Performance Obligations
A performance obligation is each promise inside a contract, like delivery, setup, training, or ongoing service. ASC 606 starts by identifying these promises because revenue is recognized as each one is satisfied. If you miss the performance obligations, the rest of the revenue recognition steps will not line up correctly.
Transaction Price
The transaction price is the amount the business expects to receive from the customer. ASC 606 requires companies to estimate this before allocating it across promises in the contract. This is where discounts, rebates, and variable payments matter, because the final revenue number depends on what the company expects to earn, not just the sticker price.
Ethics in Accounting
Revenue recognition can create pressure to make earnings look better than they are, so ASC 606 connects directly to accounting ethics. A company that recognizes revenue too early can mislead investors, lenders, or managers. The standard helps reduce that risk by giving everyone the same timing rules.
A quiz question or case study might give you a contract and ask when revenue should be recorded. Your job is to look for the promises in the contract, check whether the company has delivered them, and decide whether the revenue belongs now or later.
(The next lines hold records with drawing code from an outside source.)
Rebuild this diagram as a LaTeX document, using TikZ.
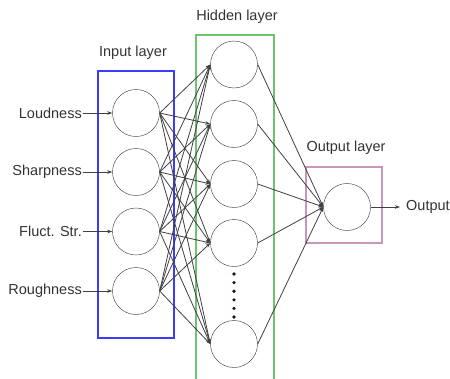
\documentclass[tikz,border=0pt]{standalone}
\usepackage{fontspec}
\setmainfont{Liberation Sans}
\usetikzlibrary{arrows.meta,positioning}
\definecolor{inbox}{RGB}{60,60,250}
\definecolor{hidbox}{RGB}{110,195,110}
\definecolor{outbox}{RGB}{200,150,185}
\definecolor{dotcol}{RGB}{40,10,30}
\tikzset{neuron/.style={draw=black!80,circle,minimum size=47pt,inner sep=0pt},
	conn/.style={draw=black!75,line width=0.8pt,-{Stealth[length=5pt,width=3.5pt]}},
	lbl/.style={font=\fontsize{14.5}{17}\selectfont,text=black!80,inner sep=1pt}}

\begin{document}
\begin{tikzpicture}[x=1pt,y=-1pt]
		\useasboundingbox (0,0) rectangle (450,378);
		% layer boxes
		\draw[draw=inbox,line width=2pt] (98,71) rectangle (174,338);
		\draw[draw=hidbox,line width=2pt] (196,35) rectangle (274,392);
		\draw[draw=outbox,line width=1.8pt] (306,167) rectangle (382,243);
		\node[lbl] (tin) at (133,53) {Input layer};
		\node[lbl] (thid) at (237,17) {Hidden layer};
		\node[lbl] (tout) at (346,148) {Output layer};
		% neurons
		\foreach \n/\y in {1/113,2/172,3/231.5,4/291}
			\node[neuron] (i\n) at (136,\y) {};
		\foreach \n/\y in {1/64.5,2/124,3/184,4/243,5/344}
			\node[neuron] (h\n) at (234,\y) {};
		\node[neuron] (o) at (347,207) {};
		\foreach \k in {0,...,5}
			\fill[dotcol] (234,274+8.6*\k) circle (1.8);
		% inputs
		\foreach \n/\t in {1/Loudness,2/Sharpness,3/Fluct. Str.,4/Roughness}{
			\node[lbl,anchor=east] (x\n) at (83,0|-i\n) {\t};
			\draw[conn] (x\n.east) -- (i\n.west);
		}
		% connections
		\foreach \a in {1,...,4}
			\foreach \b in {1,...,5}
				\draw[conn] (i\a.east) -- (h\b.west);
		\foreach \b in {1,...,5}
			\draw[conn] (h\b.east) -- (o.west);
		\coordinate (oend) at (400,207);
		\draw[conn] (o.east) -- (oend);
		\node[lbl,anchor=west] (y) at (405,207) {Output};
		\end{tikzpicture}
\end{document}
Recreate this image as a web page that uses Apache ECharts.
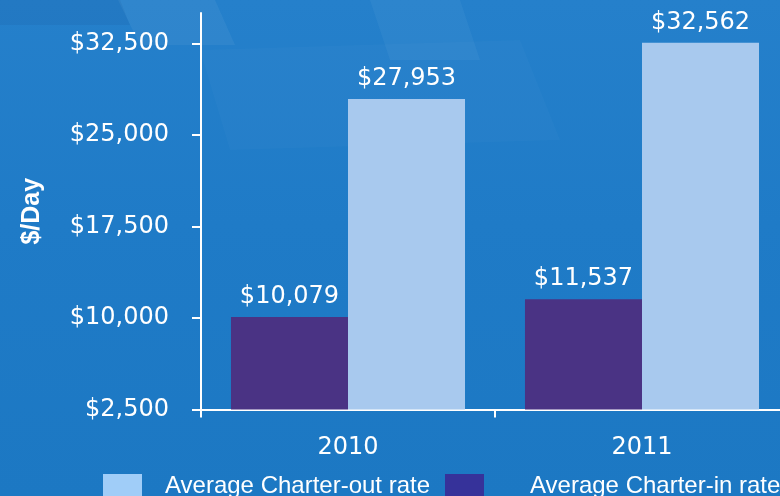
<!DOCTYPE html>
<html>
<head>
<meta charset="utf-8">
<script src="https://cdn.jsdelivr.net/npm/echarts@6/dist/echarts.min.js"></script>
<style>
html,body{margin:0;padding:0;background:#1d79c4;}
#chart{width:780px;height:496px;}
</style>
</head>
<body>
<div id="chart"></div>
<script>
var categories = ['2010', '2011'];
var charterIn = [10079, 11537];
var charterOut = [27953, 32562];
var yTicks = [2500, 10000, 17500, 25000, 32500];
var seriesNames = ['Average Charter-in rate', 'Average Charter-out rate'];

var FONT = 'DejaVu Sans';
function money(v){ return '$' + Number(v).toLocaleString('en-US'); }

var chart = echarts.init(document.getElementById('chart'), null, {renderer:'canvas'});
chart.setOption({
  animation: false,
  backgroundColor: {
    type: 'linear', x: 0, y: 0, x2: 0, y2: 1,
    colorStops: [
      {offset: 0, color: '#2580cb'},
      {offset: 0.45, color: '#1f7bc7'},
      {offset: 1, color: '#1c78c3'}
    ]
  },
  graphic: [
    {type:'polygon', silent:true, z:-10, shape:{points:[[118,0],[215,0],[235,45],[140,45]]}, style:{fill:'rgba(255,255,255,0.05)'}},
    {type:'polygon', silent:true, z:-10, shape:{points:[[370,0],[460,0],[480,60],[390,60]]}, style:{fill:'rgba(255,255,255,0.04)'}},
    {type:'polygon', silent:true, z:-10, shape:{points:[[0,0],[120,0],[130,25],[0,25]]}, style:{fill:'rgba(0,0,60,0.05)'}},
    {type:'polygon', silent:true, z:-10, shape:{points:[[200,50],[520,40],[560,140],[230,150]]}, style:{fill:'rgba(255,255,255,0.02)'}}
  ],
  grid: {left: 201, width: 588, top: 13, bottom: 86.5, containLabel: false, outerBoundsMode: 'none'},
  legend: [
    {
      data: [{name: seriesNames[1], itemStyle: {color: '#a0cdf8'}}],
      left: 103, top: 474, padding: 0,
      itemWidth: 39, itemHeight: 24,
      icon: 'rect',
      textStyle: {color: '#ffffff', fontFamily: 'Liberation Sans', fontSize: 24, padding: [0,0,0,18]}
    },
    {
      data: [{name: seriesNames[0], itemStyle: {color: '#36329a'}}],
      left: 445, top: 474, padding: 0,
      itemWidth: 39, itemHeight: 24,
      icon: 'rect',
      textStyle: {color: '#ffffff', fontFamily: 'Liberation Sans', fontSize: 24, padding: [0,0,0,41]}
    }
  ],
  xAxis: {
    type: 'category',
    data: categories,
    axisLine: {show: true, lineStyle: {color: '#ffffff', width: 2}},
    axisTick: {show: true, length: 8, lineStyle: {color: '#ffffff', width: 2}},
    axisLabel: {color: '#ffffff', fontFamily: FONT, fontSize: 24, margin: 26}
  },
  yAxis: {
    type: 'value',
    min: 2500, max: 35000,
    name: '$/Day',
    nameLocation: 'middle',
    nameGap: 156,
    nameTextStyle: {color: '#ffffff', fontFamily: 'Liberation Sans', fontWeight: 'bold', fontSize: 25},
    axisLine: {show: true, lineStyle: {color: '#ffffff', width: 2}},
    axisTick: {show: true, length: 9, customValues: yTicks, lineStyle: {color: '#ffffff', width: 2}},
    axisLabel: {color: '#ffffff', fontFamily: FONT, fontSize: 24, margin: 32, customValues: yTicks, formatter: function(v){ return money(v); }},
    splitLine: {show: false}
  },
  series: [
    {
      name: seriesNames[0], type: 'bar', data: charterIn,
      barGap: '0%', barCategoryGap: '20.4%',
      itemStyle: {color: '#4a3384'},
      label: {show: true, position: 'top', distance: 8, color: '#ffffff', fontFamily: FONT, fontSize: 24, formatter: function(p){ return money(p.value); }}
    },
    {
      name: seriesNames[1], type: 'bar', data: charterOut,
      barGap: '0%', barCategoryGap: '20.4%',
      itemStyle: {color: '#a8c9ee'},
      label: {show: true, position: 'top', distance: 8, color: '#ffffff', fontFamily: FONT, fontSize: 24, formatter: function(p){ return money(p.value); }}
    }
  ]
});
</script>
</body>
</html>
If the scenario includes a deposit, advance payment, subscription, or bundled service package, do not assume the full amount becomes revenue immediately.
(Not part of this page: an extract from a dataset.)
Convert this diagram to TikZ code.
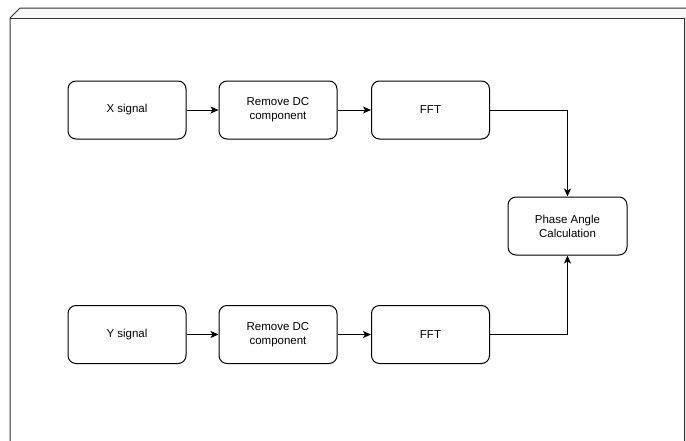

In a short-answer response, you may need to explain the difference between cash received and revenue earned. A common move is to point out that ASC 606 focuses on control of the good or service, not just the payment date. If your class uses examples like software, consulting, or construction, those are good places to show how revenue may be recognized over time instead of all at once.
Revenue recognition is the general accounting idea of when to record sales, while ASC 606 is the specific standard that defines the rules for doing it in contracts with customers. If you see a broad question, use revenue recognition. If the question names the rule or the five-step model, ASC 606 is the better term.
ASC 606 is the revenue recognition standard that tells a business when sales count as revenue in financial reporting.
The main idea is control, not cash, so a company may receive money before it has earned the revenue.
ASC 606 uses a five-step process that starts with the customer contract and ends with recognizing revenue as promises are fulfilled.
The standard matters most for businesses with subscriptions, service contracts, bundled products, or long-term projects.
In Intro to Business, ASC 606 is a clear example of how accounting rules shape what financial statements actually show.
ASC 606 is the accounting standard that tells companies when to recognize revenue from customer contracts. In Intro to Business, it is the rule that separates earning revenue from simply receiving cash. The standard uses a five-step model to make revenue reporting more consistent across industries.
Not exactly. Revenue recognition is the general concept, and ASC 606 is the detailed standard that explains how to apply it for contracts with customers. If a class asks for the timing rule, both terms may come up, but ASC 606 is the specific framework.
Look at the contract, identify the promises, and ask when each promise is completed. For example, if a company sells a service package with setup and training, it may need to recognize revenue in pieces instead of all at once. The point is to match revenue to delivery, not just to payment.
Payment and revenue are not the same thing. Under ASC 606, cash can arrive before the company has delivered the good or service, which means the money may still count as a liability or deferred revenue. Revenue is recorded only when the business has actually earned it.